▸ Task description:
State how many lines of the data contain the word "chart", and write nothing besides the number.

▸ Source material:
────────────────────────────────────────

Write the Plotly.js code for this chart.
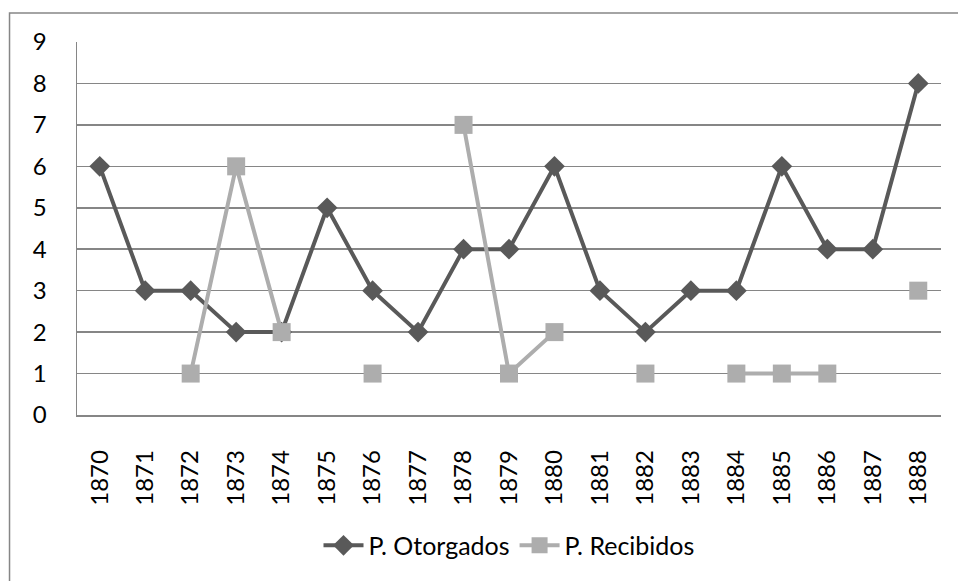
<!DOCTYPE html>
<html>
<head>
<meta charset="utf-8">
<script src="https://cdn.plot.ly/plotly-3.0.1.min.js"></script>
<style>
  html, body { margin: 0; padding: 0; background: #fff; }
  #chart { width: 958px; height: 581px; }
</style>
</head>
<body>
<div id="chart"></div>
<script>
const years = ['1870', '1871', '1872', '1873', '1874', '1875', '1876', '1877', '1878', '1879',
  '1880', '1881', '1882', '1883', '1884', '1885', '1886', '1887', '1888'];
const otorgados = [6, 3, 3, 2, 2, 5, 3, 2, 4, 4, 6, 3, 2, 3, 3, 6, 4, 4, 8];
const recibidos = [null, null, 1, 6, 2, null, 1, null, 7, 1, 2, null, 1, null, 1, 1, 1, null, 3];

const font = 'Lato, "Open Sans", sans-serif';

const traceOtorgados = {
  x: years,
  y: otorgados,
  type: 'scatter',
  mode: 'lines+markers',
  name: 'P. Otorgados',
  line: { color: '#595959', width: 4 },
  marker: { symbol: 'diamond', size: 16, color: '#595959' }
};

const traceRecibidos = {
  x: years,
  y: recibidos,
  type: 'scatter',
  mode: 'lines+markers',
  name: 'P. Recibidos',
  connectgaps: false,
  line: { color: '#adadad', width: 4 },
  marker: { symbol: 'square', size: 18, color: '#adadad' }
};

const layout = {
  width: 958,
  height: 581,
  margin: { l: 77, r: 17, t: 42, b: 165.5 },
  paper_bgcolor: '#fff',
  plot_bgcolor: '#fff',
  font: { family: font, size: 25, color: '#000' },
  showlegend: true,
  legend: {
    orientation: 'h',
    x: 0.5,
    xanchor: 'center',
    y: -0.35,
    yanchor: 'middle',
    itemwidth: 40,
    font: { family: font, size: 25, color: '#000' }
  },
  xaxis: {
    type: 'category',
    tickangle: -90,
    tickfont: { size: 24 },
    showgrid: false,
    showline: true,
    linecolor: '#868686',
    linewidth: 1.5,
    ticks: 'outside',
    ticklen: 24,
    tickcolor: 'rgba(0,0,0,0)',
    range: [-0.5, 18.5],
    zeroline: false
  },
  yaxis: {
    range: [0, 9],
    dtick: 1,
    tickfont: { size: 24 },
    showgrid: true,
    gridcolor: '#868686',
    gridwidth: 1.5,
    showline: true,
    linecolor: '#868686',
    linewidth: 1.5,
    zeroline: false,
    ticks: 'outside',
    ticklen: 24,
    tickcolor: 'rgba(0,0,0,0)'
  },
  shapes: [{
    type: 'rect',
    xref: 'paper',
    yref: 'paper',
    x0: -0.0781, x1: 1.1,
    y0: -0.6, y1: 1.0777,
    line: { color: '#868686', width: 1.5 },
    fillcolor: 'rgba(0,0,0,0)',
    layer: 'below'
  }]
};

Plotly.newPlot('chart', [traceOtorgados, traceRecibidos], layout, { displayModeBar: false, staticPlot: true });
</script>
</body>
</html>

────────────────────────────────────────

▸ Finished answer:
4